• INFORMATION SUPPLIED:
=-=-=

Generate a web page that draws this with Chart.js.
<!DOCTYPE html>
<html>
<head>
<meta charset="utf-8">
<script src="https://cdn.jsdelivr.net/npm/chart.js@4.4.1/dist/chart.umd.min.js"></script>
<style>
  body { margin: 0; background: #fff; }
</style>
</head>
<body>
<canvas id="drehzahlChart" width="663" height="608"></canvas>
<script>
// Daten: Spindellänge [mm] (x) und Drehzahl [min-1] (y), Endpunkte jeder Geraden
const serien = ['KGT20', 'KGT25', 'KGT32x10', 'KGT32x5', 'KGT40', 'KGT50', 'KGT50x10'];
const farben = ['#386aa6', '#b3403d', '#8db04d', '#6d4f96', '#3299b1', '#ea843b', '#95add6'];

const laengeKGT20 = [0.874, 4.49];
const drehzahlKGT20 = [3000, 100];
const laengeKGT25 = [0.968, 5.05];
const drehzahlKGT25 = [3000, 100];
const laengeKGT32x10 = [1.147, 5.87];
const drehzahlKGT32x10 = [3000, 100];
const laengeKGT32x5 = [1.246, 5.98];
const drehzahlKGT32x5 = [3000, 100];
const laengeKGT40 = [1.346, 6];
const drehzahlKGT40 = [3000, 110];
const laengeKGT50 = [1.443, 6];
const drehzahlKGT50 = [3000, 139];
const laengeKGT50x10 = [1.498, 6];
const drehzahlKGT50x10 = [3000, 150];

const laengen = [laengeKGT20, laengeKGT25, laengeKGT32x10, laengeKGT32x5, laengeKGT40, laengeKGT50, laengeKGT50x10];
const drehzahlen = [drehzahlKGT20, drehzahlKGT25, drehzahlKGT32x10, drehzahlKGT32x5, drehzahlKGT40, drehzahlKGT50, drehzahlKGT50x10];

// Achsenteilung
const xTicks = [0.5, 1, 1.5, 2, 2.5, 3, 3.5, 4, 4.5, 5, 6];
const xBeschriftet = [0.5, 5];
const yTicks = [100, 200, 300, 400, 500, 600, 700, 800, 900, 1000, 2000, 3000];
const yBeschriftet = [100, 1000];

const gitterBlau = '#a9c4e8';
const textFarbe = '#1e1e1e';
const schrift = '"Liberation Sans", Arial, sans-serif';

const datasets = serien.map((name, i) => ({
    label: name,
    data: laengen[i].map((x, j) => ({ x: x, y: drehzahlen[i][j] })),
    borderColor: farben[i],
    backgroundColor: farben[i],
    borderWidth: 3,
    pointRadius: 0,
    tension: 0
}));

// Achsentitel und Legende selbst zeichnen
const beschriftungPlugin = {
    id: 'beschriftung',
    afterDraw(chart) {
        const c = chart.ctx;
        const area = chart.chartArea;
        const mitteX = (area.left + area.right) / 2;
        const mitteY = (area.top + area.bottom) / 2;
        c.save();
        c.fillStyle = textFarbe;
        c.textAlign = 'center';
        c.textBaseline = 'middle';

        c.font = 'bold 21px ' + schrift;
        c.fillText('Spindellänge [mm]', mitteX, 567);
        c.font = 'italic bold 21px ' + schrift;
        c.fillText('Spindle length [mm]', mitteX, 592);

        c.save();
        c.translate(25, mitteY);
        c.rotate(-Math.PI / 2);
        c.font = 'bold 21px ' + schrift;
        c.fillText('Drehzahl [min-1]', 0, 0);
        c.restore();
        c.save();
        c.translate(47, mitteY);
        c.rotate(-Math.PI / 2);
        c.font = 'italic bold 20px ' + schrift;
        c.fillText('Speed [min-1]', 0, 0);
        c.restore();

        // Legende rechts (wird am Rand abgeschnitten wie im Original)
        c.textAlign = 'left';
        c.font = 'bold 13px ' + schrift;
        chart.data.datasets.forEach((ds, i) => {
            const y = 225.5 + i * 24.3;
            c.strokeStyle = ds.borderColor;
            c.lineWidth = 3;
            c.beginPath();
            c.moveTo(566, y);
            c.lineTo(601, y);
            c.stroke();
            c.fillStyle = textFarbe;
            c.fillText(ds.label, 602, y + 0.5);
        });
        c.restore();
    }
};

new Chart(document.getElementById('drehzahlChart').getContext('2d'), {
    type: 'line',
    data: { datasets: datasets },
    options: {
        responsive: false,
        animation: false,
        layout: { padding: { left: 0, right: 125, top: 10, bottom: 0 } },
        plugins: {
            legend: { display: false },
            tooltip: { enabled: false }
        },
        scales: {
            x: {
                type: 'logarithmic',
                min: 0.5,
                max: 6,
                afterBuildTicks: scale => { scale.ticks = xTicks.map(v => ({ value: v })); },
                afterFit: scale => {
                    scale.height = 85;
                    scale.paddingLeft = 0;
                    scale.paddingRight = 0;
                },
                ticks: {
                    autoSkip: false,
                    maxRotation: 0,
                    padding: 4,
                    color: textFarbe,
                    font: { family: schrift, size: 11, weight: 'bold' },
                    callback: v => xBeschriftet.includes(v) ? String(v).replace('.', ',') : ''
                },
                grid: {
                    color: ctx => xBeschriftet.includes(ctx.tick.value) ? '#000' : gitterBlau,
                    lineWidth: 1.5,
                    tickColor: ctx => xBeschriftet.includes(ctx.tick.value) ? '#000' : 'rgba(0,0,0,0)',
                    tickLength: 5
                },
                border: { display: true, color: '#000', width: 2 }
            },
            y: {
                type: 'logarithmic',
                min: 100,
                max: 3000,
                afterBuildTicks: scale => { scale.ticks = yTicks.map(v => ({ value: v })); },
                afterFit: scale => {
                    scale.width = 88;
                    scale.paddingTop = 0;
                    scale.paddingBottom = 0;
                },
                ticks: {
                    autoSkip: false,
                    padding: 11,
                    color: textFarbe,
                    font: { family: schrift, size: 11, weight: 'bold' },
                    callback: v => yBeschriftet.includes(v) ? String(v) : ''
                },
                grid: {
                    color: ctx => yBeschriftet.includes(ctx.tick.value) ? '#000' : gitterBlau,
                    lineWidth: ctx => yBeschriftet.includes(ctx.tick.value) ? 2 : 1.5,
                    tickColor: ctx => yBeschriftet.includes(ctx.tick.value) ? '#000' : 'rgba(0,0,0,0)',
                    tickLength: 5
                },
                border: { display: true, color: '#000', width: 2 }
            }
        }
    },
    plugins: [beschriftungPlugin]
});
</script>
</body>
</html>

=-=-=

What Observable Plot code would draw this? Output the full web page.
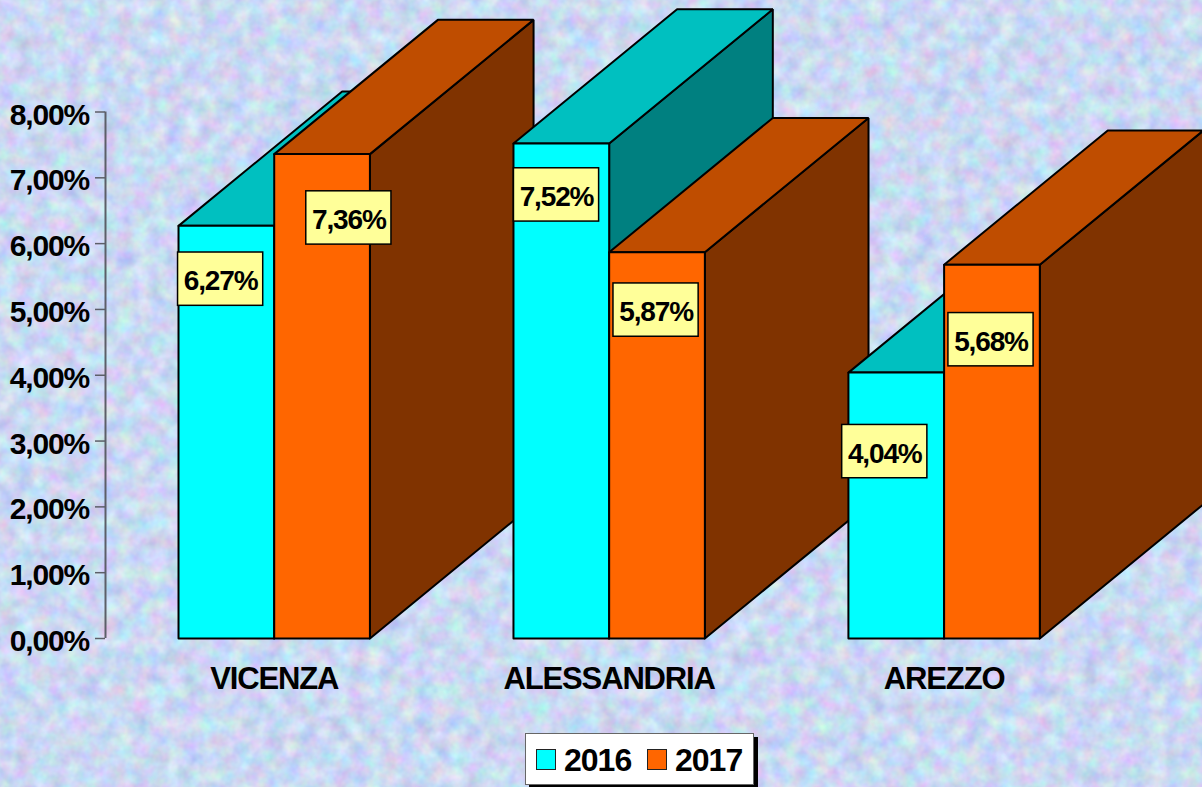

=-=-=

The lines from the one containing "Generate a web" to the one containing "const yBeschriftet = [100, 1000];", both included, are to be extracted exactly; give no other line.

• RESULT FOR THIS EXERCISE:
Generate a web page that draws this with Chart.js.
<!DOCTYPE html>
<html>
<head>
<meta charset="utf-8">
<script src="https://cdn.jsdelivr.net/npm/chart.js@4.4.1/dist/chart.umd.min.js"></script>
<style>
  body { margin: 0; background: #fff; }
</style>
</head>
<body>
<canvas id="drehzahlChart" width="663" height="608"></canvas>
<script>
// Daten: Spindellänge [mm] (x) und Drehzahl [min-1] (y), Endpunkte jeder Geraden
const serien = ['KGT20', 'KGT25', 'KGT32x10', 'KGT32x5', 'KGT40', 'KGT50', 'KGT50x10'];
const farben = ['#386aa6', '#b3403d', '#8db04d', '#6d4f96', '#3299b1', '#ea843b', '#95add6'];

const laengeKGT20 = [0.874, 4.49];
const drehzahlKGT20 = [3000, 100];
const laengeKGT25 = [0.968, 5.05];
const drehzahlKGT25 = [3000, 100];
const laengeKGT32x10 = [1.147, 5.87];
const drehzahlKGT32x10 = [3000, 100];
const laengeKGT32x5 = [1.246, 5.98];
const drehzahlKGT32x5 = [3000, 100];
const laengeKGT40 = [1.346, 6];
const drehzahlKGT40 = [3000, 110];
const laengeKGT50 = [1.443, 6];
const drehzahlKGT50 = [3000, 139];
const laengeKGT50x10 = [1.498, 6];
const drehzahlKGT50x10 = [3000, 150];

const laengen = [laengeKGT20, laengeKGT25, laengeKGT32x10, laengeKGT32x5, laengeKGT40, laengeKGT50, laengeKGT50x10];
const drehzahlen = [drehzahlKGT20, drehzahlKGT25, drehzahlKGT32x10, drehzahlKGT32x5, drehzahlKGT40, drehzahlKGT50, drehzahlKGT50x10];

// Achsenteilung
const xTicks = [0.5, 1, 1.5, 2, 2.5, 3, 3.5, 4, 4.5, 5, 6];
const xBeschriftet = [0.5, 5];
const yTicks = [100, 200, 300, 400, 500, 600, 700, 800, 900, 1000, 2000, 3000];
const yBeschriftet = [100, 1000];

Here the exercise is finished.